The Gaza strip? No problem! Deepest Serbia? A cakewalk. Those were easy. But now the time has come to follow award-winning cartoon journalist Joe Sacco on one of the most dangerous beats (and we mean “beats” literally) of all… namely the world of rock ‘n’ roll.

The centerpiece of the book is “In the Company of Long Hair,” the early ’90s graphic novelette Sacco created on the subject of his raucous European tour with the punk band the Miracle Workers. Although already published in other Sacco collections, “Long Hair” appears here for the first time in an expanded version with an added 15-page section of his original sketches and notes, and a bound-in CD featuring songs from the Miracle Workers’ live shows of the timeincluding a blasting version of the Iggy Pop classic “I Got a Right.”

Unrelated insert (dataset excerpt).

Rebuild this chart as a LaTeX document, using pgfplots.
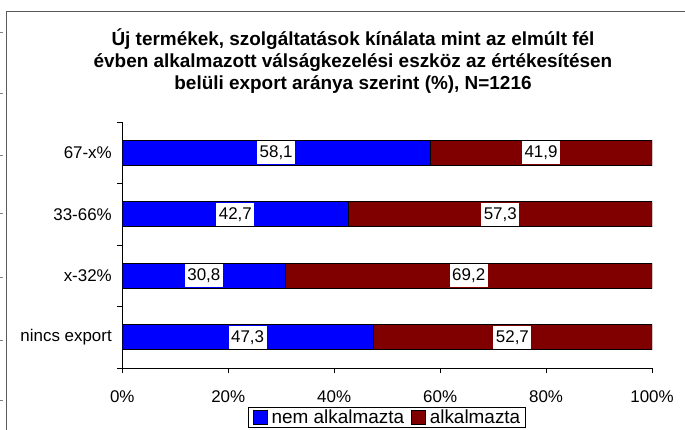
\documentclass[border=0pt]{standalone}
\usepackage{fontspec}
\setmainfont{Liberation Sans}
\usepackage{pgfplots}
\usepackage{pgfplotstable}
\pgfplotsset{compat=1.18}

\definecolor{nemblue}{RGB}{0,0,255}
\definecolor{alkred}{RGB}{128,0,0}
\definecolor{framegray}{RGB}{90,90,90}

% share of firms (%) per export share group; cat 0 = bottom bar
\pgfplotstableread{
cat nem  alk
0   47.3 52.7
1   30.8 69.2
2   42.7 57.3
3   58.1 41.9
}\exportdata

\pgfplotsset{
  /pgf/number format/assume math mode=true,
  geom/.style={
    scale only axis,
    width=529.7bp, height=246bp,
    at={(122.3bp,62bp)}, anchor=south west,
    xmin=0, xmax=100, ymin=-0.5, ymax=3.5,
  },
}

\begin{document}
\begin{tikzpicture}
\useasboundingbox (0,0) rectangle (685bp,430bp);

% outer chart frame (partly cut off)
\draw[framegray, line width=1bp] (6bp,0) -- (6bp,418bp) -- (685bp,418bp);
\foreach \yy in {32,93,155,213,277,340,400}
  \draw[gray, line width=0.8bp] (0,430bp-\yy bp) -- (2.5bp,430bp-\yy bp);

\node[align=center, font=\fontsize{19}{22.5}\selectfont\bfseries] at (353bp,369bp)
  {Új termékek, szolgáltatások kínálata mint az elmúlt fél\\
   évben alkalmazott válságkezelési eszköz az értékesítésen\\
   belüli export aránya szerint (\%), N=1216};

\begin{axis}[
  geom,
  xbar stacked,
  bar width=25bp,
  axis x line*=bottom,
  axis y line*=left,
  axis line style={black, line width=0.8bp},
  tick style={black, line width=0.8bp},
  tick align=outside,
  major tick length=5bp,
  xtick={0,20,40,60,80,100},
  xticklabel={\pgfmathprintnumber{\tick}\%},
  xticklabel style={yshift=-14bp},
  ytick={-0.5,0.5,1.5,2.5,3.5},
  yticklabels={},
  extra y ticks={0,1,2,3},
  extra y tick labels={nincs export,x-32\%,33-66\%,67-x\%},
  extra y tick style={major tick length=0pt, yticklabel style={xshift=-7bp}},
  ticklabel style={font=\fontsize{17}{20}\selectfont},
  legend columns=2,
  legend style={
    at={(axis description cs:0.5,-0.1585)}, anchor=north,
    draw=black, line width=0.6bp,
    inner xsep=4bp, inner ysep=1bp,
    font=\fontsize{19}{22}\selectfont,
    nodes={inner sep=1.5bp},
    /tikz/every odd column/.append style={column sep=3bp},
    /tikz/every even column/.append style={column sep=5bp},
  },
  legend image code/.code={
    \draw[#1, draw=black, line width=0.6bp] (0bp,-7bp) rectangle (14bp,7bp);
  },
]
\addplot[fill=nemblue, draw=black, line width=0.6bp]
  table[x=nem, y=cat] {\exportdata};
\addplot[fill=alkred, draw=black, line width=0.6bp]
  table[x=alk, y=cat] {\exportdata};
\legend{nem alkalmazta, alkalmazta}
\end{axis}

% value labels centred in each segment
\begin{axis}[
  geom,
  hide axis,
  clip=false,
  nodes near coords={\pgfmathprintnumber[fixed, fixed zerofill, precision=1, use comma]{\pgfplotspointmeta}},
  every node near coord/.style={
    anchor=center, fill=white, inner xsep=2.5bp, inner ysep=0pt,
    minimum height=23bp, text=black,
    font=\fontsize{17}{20}\selectfont,
  },
  point meta=explicit,
]
\addplot[draw=none, mark=none]
  table[x expr=\thisrow{nem}/2, y=cat, meta=nem] {\exportdata};
\addplot[draw=none, mark=none]
  table[x expr=\thisrow{nem}+\thisrow{alk}/2, y=cat, meta=alk] {\exportdata};
\end{axis}
\end{tikzpicture}
\end{document}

As for the rest of the book: In a series of hilarious and sharply observed vignettes, Sacco turns his pitiless pen on all strata of Rock ‘n’ Roll, from old rockers (“The Stones and Me,” a diehard fan’s lament, and its sequel, “Suffering for the Stones”) to new (the abovementioned Miracle Workers); from salacious gossip (“Who’s Sleeping With Who”) to how-to (“Woodstock in your Own Home”), from portraits of typical rock creatures (“Record Producer,” “The Musician Who Wanted to Save the World,” “The Rock Journalist”) to self-deprecating autobiographical stories (“Why I Let my Hair Grow” and “So You Want to Meet a Rock ‘n’ Roll Star.”) None of these have been collected before, and several, done for German magazines and papers while Sacco was living in Berlin, have actually never been published at all in English and are being translated for this edition!

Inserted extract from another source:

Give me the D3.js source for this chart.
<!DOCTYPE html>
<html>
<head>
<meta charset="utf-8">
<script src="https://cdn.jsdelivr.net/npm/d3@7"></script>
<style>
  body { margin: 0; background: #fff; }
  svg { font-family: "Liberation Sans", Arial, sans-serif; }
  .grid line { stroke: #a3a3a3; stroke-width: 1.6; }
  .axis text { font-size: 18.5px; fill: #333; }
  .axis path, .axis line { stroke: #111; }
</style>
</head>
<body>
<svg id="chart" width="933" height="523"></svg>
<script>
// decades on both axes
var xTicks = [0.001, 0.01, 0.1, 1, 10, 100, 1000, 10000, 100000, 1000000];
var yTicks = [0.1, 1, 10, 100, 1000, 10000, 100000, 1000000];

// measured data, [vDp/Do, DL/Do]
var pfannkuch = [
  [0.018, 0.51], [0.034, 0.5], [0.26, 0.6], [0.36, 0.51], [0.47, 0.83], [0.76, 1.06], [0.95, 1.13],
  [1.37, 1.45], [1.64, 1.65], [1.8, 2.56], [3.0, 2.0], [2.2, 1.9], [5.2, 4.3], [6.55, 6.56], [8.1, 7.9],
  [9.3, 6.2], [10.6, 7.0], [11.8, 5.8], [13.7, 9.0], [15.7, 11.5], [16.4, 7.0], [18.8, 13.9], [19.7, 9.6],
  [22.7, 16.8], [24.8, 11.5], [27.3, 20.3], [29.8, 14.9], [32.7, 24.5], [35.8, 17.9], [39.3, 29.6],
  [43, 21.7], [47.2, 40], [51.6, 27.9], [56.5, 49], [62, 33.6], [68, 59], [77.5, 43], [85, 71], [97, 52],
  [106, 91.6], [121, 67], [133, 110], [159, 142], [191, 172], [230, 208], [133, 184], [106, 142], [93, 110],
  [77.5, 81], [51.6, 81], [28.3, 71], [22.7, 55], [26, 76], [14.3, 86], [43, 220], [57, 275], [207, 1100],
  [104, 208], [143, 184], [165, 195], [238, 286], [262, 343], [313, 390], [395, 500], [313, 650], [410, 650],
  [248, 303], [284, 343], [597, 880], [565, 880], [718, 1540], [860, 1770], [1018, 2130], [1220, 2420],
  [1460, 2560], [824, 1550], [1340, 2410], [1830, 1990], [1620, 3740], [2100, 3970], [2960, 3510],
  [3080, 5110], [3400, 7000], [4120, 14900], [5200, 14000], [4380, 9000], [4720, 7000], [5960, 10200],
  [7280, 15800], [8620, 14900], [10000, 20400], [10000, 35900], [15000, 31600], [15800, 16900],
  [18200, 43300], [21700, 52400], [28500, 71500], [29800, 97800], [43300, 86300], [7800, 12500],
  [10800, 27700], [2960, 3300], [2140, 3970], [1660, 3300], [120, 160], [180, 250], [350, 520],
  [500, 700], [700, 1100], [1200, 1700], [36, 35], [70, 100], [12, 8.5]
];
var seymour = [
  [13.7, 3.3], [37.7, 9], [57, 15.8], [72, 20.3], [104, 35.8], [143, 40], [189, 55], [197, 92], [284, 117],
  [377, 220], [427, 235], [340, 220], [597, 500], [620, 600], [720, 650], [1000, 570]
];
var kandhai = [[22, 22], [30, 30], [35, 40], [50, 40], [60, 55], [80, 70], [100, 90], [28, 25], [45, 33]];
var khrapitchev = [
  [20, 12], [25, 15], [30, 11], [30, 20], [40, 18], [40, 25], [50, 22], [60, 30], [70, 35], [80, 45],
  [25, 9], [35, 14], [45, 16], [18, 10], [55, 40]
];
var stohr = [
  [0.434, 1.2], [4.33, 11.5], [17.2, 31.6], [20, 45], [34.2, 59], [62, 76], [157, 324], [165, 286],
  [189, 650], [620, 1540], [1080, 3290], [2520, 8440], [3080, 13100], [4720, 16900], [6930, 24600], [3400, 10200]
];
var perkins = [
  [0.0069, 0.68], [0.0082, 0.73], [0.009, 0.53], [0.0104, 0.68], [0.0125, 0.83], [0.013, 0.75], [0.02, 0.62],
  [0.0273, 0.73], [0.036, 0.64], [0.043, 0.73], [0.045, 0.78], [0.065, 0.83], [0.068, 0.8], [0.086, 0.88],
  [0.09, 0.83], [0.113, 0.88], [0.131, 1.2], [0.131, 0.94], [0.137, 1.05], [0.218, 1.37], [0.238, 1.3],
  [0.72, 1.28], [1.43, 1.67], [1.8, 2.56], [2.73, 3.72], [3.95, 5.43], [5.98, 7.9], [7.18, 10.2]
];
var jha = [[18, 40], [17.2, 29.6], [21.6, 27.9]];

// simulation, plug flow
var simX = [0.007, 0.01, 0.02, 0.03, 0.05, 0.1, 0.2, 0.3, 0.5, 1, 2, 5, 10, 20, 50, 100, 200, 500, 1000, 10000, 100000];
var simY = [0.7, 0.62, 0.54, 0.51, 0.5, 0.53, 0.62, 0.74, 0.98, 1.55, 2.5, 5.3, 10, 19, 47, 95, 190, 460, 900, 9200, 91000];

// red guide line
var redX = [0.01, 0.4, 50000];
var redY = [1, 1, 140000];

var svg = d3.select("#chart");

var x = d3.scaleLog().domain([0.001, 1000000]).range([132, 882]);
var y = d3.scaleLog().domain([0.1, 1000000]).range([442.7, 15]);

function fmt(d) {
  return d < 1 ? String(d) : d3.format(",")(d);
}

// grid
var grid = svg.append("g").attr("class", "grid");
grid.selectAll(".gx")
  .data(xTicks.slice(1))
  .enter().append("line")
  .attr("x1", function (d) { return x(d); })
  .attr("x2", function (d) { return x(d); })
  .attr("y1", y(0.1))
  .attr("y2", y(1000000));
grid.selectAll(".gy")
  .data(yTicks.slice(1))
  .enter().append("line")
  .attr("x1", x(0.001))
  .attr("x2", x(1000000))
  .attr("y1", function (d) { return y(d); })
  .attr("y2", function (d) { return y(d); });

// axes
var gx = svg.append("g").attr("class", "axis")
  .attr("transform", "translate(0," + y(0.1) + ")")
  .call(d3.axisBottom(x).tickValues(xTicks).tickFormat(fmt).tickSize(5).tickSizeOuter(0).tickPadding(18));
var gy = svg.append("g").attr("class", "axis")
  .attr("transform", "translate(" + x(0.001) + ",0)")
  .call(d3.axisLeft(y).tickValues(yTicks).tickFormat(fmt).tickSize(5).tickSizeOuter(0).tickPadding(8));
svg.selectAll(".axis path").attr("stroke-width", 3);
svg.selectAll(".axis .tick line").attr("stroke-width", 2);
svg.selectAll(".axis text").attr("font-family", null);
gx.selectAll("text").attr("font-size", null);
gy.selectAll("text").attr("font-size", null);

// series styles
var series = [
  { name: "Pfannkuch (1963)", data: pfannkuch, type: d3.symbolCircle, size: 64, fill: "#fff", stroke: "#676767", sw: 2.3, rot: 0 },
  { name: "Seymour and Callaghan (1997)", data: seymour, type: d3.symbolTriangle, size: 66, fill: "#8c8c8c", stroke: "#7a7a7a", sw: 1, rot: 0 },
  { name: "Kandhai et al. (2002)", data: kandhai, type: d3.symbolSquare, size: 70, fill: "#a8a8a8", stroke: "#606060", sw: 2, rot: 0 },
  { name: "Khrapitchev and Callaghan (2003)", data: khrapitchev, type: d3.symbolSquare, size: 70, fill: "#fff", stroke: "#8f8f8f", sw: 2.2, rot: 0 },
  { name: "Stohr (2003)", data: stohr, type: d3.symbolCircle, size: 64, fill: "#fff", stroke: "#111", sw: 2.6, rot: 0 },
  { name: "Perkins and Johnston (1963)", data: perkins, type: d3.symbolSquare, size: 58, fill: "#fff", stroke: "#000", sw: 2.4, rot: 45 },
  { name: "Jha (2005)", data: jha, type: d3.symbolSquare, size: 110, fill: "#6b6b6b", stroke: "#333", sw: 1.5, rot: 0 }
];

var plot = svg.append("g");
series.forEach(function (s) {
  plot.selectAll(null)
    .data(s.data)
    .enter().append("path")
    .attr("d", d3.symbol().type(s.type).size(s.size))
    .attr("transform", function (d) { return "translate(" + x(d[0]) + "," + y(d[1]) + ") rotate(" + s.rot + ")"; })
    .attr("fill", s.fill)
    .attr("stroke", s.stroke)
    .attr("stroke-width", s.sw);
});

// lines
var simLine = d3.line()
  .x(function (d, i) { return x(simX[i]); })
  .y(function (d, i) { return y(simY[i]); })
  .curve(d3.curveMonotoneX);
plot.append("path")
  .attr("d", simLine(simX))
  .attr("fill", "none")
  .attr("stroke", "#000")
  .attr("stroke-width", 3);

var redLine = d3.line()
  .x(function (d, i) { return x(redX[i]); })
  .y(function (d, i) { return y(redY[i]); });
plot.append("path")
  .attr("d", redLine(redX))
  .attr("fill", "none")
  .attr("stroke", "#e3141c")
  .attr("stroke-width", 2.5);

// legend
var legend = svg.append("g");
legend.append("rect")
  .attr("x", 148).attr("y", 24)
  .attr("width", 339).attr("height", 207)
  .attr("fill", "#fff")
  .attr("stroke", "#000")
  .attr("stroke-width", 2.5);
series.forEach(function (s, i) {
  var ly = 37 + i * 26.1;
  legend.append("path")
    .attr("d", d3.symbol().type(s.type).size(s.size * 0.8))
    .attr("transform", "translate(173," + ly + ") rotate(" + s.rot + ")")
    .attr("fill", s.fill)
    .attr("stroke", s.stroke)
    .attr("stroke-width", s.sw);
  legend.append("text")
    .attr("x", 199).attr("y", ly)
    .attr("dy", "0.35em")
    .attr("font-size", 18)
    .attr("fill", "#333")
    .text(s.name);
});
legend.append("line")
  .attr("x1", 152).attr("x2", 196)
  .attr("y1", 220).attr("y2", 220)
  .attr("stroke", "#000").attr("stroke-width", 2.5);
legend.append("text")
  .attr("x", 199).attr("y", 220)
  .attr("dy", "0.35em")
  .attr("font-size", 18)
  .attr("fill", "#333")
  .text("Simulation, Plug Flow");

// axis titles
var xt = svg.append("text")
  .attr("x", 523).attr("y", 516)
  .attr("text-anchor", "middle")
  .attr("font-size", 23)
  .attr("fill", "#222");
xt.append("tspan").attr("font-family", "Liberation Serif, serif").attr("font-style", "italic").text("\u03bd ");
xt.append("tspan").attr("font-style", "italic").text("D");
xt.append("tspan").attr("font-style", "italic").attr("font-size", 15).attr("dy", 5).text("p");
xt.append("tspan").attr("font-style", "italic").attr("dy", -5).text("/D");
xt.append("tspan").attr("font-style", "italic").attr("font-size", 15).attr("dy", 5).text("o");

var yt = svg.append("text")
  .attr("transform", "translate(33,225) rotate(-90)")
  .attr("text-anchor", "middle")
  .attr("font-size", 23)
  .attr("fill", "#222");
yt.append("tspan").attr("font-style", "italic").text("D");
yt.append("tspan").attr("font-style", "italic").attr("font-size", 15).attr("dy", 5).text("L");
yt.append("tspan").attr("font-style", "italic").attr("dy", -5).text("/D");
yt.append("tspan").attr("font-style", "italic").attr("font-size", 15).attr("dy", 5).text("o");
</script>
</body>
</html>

The book is rounded off with some more recent, serious works such as “The Rude Blues,” a full-color strip about Mississippi bluesmen done for Details magazine in 1999, and a piece about Lightnin’ Hopkins done in 2005 for the Oxford American…as well as a treasure trove of rock posters, record and CD covers, T-shirt designs, and other “assorted rubbish” from Sacco’s European years, all wryly annotated by the author.